[START COLLECTED MATERIAL]

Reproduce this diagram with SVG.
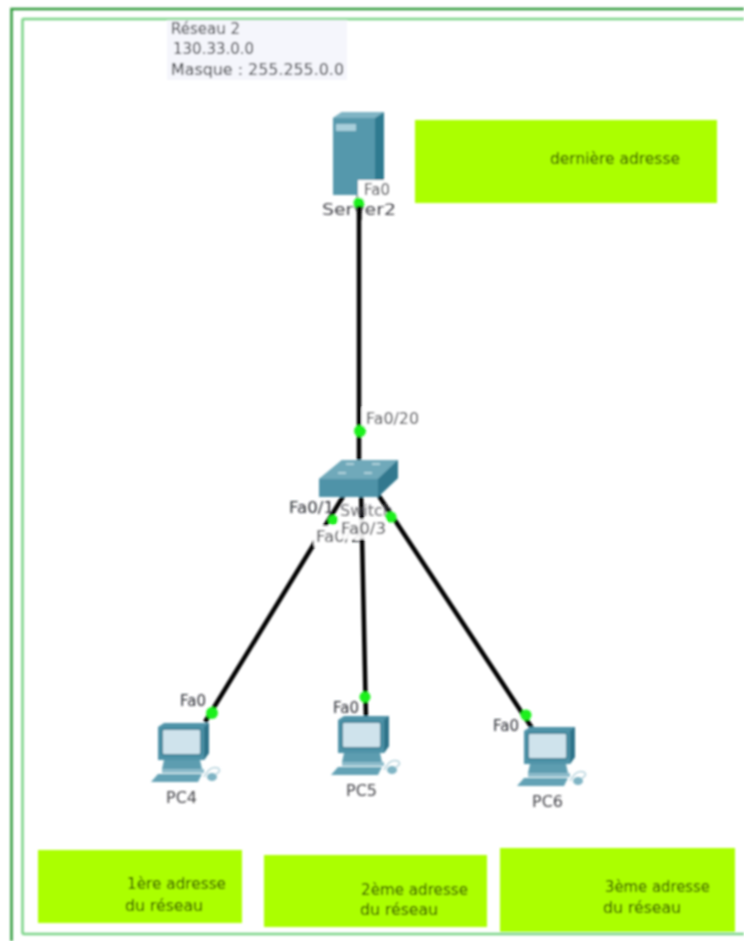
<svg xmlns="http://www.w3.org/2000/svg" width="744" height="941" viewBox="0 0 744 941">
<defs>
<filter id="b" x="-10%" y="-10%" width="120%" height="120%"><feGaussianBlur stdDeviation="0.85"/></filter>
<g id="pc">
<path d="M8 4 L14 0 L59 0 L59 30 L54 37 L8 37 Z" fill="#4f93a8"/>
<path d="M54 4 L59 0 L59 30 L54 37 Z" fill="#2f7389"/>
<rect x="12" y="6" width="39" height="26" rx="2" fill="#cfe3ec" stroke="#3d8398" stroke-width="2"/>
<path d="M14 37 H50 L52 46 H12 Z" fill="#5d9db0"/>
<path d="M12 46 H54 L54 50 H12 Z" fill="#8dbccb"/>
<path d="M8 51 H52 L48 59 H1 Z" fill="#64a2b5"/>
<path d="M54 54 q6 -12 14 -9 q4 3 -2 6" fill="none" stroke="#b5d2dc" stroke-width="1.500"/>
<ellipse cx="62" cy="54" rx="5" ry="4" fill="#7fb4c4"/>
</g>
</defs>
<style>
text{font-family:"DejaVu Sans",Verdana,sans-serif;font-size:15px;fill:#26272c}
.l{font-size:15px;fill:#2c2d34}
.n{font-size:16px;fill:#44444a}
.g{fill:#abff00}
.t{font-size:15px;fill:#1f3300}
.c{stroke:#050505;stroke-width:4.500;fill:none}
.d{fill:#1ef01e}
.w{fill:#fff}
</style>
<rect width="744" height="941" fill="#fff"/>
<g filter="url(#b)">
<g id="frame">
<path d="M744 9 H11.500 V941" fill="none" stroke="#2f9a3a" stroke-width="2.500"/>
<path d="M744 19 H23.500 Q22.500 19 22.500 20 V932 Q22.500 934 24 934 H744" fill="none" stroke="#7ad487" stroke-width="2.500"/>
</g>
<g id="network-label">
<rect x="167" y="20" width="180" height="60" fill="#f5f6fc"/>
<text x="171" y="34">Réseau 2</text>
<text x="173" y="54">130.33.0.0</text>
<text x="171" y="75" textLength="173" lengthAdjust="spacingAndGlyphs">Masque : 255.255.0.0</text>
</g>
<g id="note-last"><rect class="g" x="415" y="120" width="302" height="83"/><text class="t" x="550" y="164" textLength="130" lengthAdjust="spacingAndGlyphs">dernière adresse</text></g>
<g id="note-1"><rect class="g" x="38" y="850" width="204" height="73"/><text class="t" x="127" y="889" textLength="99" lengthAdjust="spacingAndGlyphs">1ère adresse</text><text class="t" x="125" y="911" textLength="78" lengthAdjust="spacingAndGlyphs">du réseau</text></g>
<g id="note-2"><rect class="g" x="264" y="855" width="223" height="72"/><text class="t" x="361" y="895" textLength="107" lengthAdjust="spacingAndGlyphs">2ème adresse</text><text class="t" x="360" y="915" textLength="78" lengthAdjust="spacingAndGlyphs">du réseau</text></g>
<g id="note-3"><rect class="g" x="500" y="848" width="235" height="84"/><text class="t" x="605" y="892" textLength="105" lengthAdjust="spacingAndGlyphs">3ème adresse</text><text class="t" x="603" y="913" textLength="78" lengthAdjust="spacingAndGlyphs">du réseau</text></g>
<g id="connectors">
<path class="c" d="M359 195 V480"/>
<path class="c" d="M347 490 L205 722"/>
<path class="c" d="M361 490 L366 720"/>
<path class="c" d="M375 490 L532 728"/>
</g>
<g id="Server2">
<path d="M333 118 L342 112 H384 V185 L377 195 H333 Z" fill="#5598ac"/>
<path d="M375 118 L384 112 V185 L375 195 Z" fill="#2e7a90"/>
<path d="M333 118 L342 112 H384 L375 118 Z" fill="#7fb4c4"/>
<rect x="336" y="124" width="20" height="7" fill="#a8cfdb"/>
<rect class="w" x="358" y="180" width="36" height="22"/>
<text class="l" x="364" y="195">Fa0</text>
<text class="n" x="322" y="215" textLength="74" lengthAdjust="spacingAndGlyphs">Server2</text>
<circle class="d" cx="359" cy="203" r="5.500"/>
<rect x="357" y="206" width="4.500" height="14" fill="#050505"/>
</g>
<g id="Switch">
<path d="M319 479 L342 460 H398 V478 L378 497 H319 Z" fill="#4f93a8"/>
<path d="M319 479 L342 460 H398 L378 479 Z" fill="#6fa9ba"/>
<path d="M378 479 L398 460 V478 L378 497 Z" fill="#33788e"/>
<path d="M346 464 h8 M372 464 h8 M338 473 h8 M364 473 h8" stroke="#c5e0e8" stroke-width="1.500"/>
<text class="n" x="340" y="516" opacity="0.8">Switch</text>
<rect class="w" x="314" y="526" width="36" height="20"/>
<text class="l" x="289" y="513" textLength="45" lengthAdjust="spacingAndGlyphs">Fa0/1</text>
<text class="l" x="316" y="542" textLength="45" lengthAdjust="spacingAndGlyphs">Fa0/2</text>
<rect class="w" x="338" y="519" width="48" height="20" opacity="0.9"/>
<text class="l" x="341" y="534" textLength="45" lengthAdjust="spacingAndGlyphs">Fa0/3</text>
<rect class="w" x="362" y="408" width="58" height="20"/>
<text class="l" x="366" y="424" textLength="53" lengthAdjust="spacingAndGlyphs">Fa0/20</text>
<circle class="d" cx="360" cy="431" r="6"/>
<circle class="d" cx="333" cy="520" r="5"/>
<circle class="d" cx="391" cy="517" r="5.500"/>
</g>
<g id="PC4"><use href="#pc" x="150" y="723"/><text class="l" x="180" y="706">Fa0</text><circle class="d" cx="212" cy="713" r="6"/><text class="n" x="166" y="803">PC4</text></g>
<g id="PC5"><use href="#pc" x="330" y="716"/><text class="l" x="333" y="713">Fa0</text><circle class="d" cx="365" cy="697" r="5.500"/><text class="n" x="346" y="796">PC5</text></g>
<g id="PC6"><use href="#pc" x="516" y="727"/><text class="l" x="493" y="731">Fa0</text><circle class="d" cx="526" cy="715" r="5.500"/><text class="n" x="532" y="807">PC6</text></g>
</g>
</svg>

[END COLLECTED MATERIAL]

*EXERCISE REQUIREMENTS*
Skip every picture and transcribe the data above exactly.

*REPLY TO THE EXERCISE*
Reproduce this diagram with SVG.
<svg xmlns="http://www.w3.org/2000/svg" width="744" height="941" viewBox="0 0 744 941">
<defs>
<filter id="b" x="-10%" y="-10%" width="120%" height="120%"><feGaussianBlur stdDeviation="0.85"/></filter>
<g id="pc">
<path d="M8 4 L14 0 L59 0 L59 30 L54 37 L8 37 Z" fill="#4f93a8"/>
<path d="M54 4 L59 0 L59 30 L54 37 Z" fill="#2f7389"/>
<rect x="12" y="6" width="39" height="26" rx="2" fill="#cfe3ec" stroke="#3d8398" stroke-width="2"/>
<path d="M14 37 H50 L52 46 H12 Z" fill="#5d9db0"/>
<path d="M12 46 H54 L54 50 H12 Z" fill="#8dbccb"/>
<path d="M8 51 H52 L48 59 H1 Z" fill="#64a2b5"/>
<path d="M54 54 q6 -12 14 -9 q4 3 -2 6" fill="none" stroke="#b5d2dc" stroke-width="1.500"/>
<ellipse cx="62" cy="54" rx="5" ry="4" fill="#7fb4c4"/>
</g>
</defs>
<style>
text{font-family:"DejaVu Sans",Verdana,sans-serif;font-size:15px;fill:#26272c}
.l{font-size:15px;fill:#2c2d34}
.n{font-size:16px;fill:#44444a}
.g{fill:#abff00}
.t{font-size:15px;fill:#1f3300}
.c{stroke:#050505;stroke-width:4.500;fill:none}
.d{fill:#1ef01e}
.w{fill:#fff}
</style>
<rect width="744" height="941" fill="#fff"/>
<g filter="url(#b)">
<g id="frame">
<path d="M744 9 H11.500 V941" fill="none" stroke="#2f9a3a" stroke-width="2.500"/>
<path d="M744 19 H23.500 Q22.500 19 22.500 20 V932 Q22.500 934 24 934 H744" fill="none" stroke="#7ad487" stroke-width="2.500"/>
</g>
<g id="network-label">
<rect x="167" y="20" width="180" height="60" fill="#f5f6fc"/>
<text x="171" y="34">Réseau 2</text>
<text x="173" y="54">130.33.0.0</text>
<text x="171" y="75" textLength="173" lengthAdjust="spacingAndGlyphs">Masque : 255.255.0.0</text>
</g>
<g id="note-last"><rect class="g" x="415" y="120" width="302" height="83"/><text class="t" x="550" y="164" textLength="130" lengthAdjust="spacingAndGlyphs">dernière adresse</text></g>
<g id="note-1"><rect class="g" x="38" y="850" width="204" height="73"/><text class="t" x="127" y="889" textLength="99" lengthAdjust="spacingAndGlyphs">1ère adresse</text><text class="t" x="125" y="911" textLength="78" lengthAdjust="spacingAndGlyphs">du réseau</text></g>
<g id="note-2"><rect class="g" x="264" y="855" width="223" height="72"/><text class="t" x="361" y="895" textLength="107" lengthAdjust="spacingAndGlyphs">2ème adresse</text><text class="t" x="360" y="915" textLength="78" lengthAdjust="spacingAndGlyphs">du réseau</text></g>
<g id="note-3"><rect class="g" x="500" y="848" width="235" height="84"/><text class="t" x="605" y="892" textLength="105" lengthAdjust="spacingAndGlyphs">3ème adresse</text><text class="t" x="603" y="913" textLength="78" lengthAdjust="spacingAndGlyphs">du réseau</text></g>
<g id="connectors">
<path class="c" d="M359 195 V480"/>
<path class="c" d="M347 490 L205 722"/>
<path class="c" d="M361 490 L366 720"/>
<path class="c" d="M375 490 L532 728"/>
</g>
<g id="Server2">
<path d="M333 118 L342 112 H384 V185 L377 195 H333 Z" fill="#5598ac"/>
<path d="M375 118 L384 112 V185 L375 195 Z" fill="#2e7a90"/>
<path d="M333 118 L342 112 H384 L375 118 Z" fill="#7fb4c4"/>
<rect x="336" y="124" width="20" height="7" fill="#a8cfdb"/>
<rect class="w" x="358" y="180" width="36" height="22"/>
<text class="l" x="364" y="195">Fa0</text>
<text class="n" x="322" y="215" textLength="74" lengthAdjust="spacingAndGlyphs">Server2</text>
<circle class="d" cx="359" cy="203" r="5.500"/>
<rect x="357" y="206" width="4.500" height="14" fill="#050505"/>
</g>
<g id="Switch">
<path d="M319 479 L342 460 H398 V478 L378 497 H319 Z" fill="#4f93a8"/>
<path d="M319 479 L342 460 H398 L378 479 Z" fill="#6fa9ba"/>
<path d="M378 479 L398 460 V478 L378 497 Z" fill="#33788e"/>
<path d="M346 464 h8 M372 464 h8 M338 473 h8 M364 473 h8" stroke="#c5e0e8" stroke-width="1.500"/>
<text class="n" x="340" y="516" opacity="0.8">Switch</text>
<rect class="w" x="314" y="526" width="36" height="20"/>
<text class="l" x="289" y="513" textLength="45" lengthAdjust="spacingAndGlyphs">Fa0/1</text>
<text class="l" x="316" y="542" textLength="45" lengthAdjust="spacingAndGlyphs">Fa0/2</text>
<rect class="w" x="338" y="519" width="48" height="20" opacity="0.9"/>
<text class="l" x="341" y="534" textLength="45" lengthAdjust="spacingAndGlyphs">Fa0/3</text>
<rect class="w" x="362" y="408" width="58" height="20"/>
<text class="l" x="366" y="424" textLength="53" lengthAdjust="spacingAndGlyphs">Fa0/20</text>
<circle class="d" cx="360" cy="431" r="6"/>
<circle class="d" cx="333" cy="520" r="5"/>
<circle class="d" cx="391" cy="517" r="5.500"/>
</g>
<g id="PC4"><use href="#pc" x="150" y="723"/><text class="l" x="180" y="706">Fa0</text><circle class="d" cx="212" cy="713" r="6"/><text class="n" x="166" y="803">PC4</text></g>
<g id="PC5"><use href="#pc" x="330" y="716"/><text class="l" x="333" y="713">Fa0</text><circle class="d" cx="365" cy="697" r="5.500"/><text class="n" x="346" y="796">PC5</text></g>
<g id="PC6"><use href="#pc" x="516" y="727"/><text class="l" x="493" y="731">Fa0</text><circle class="d" cx="526" cy="715" r="5.500"/><text class="n" x="532" y="807">PC6</text></g>
</g>
</svg>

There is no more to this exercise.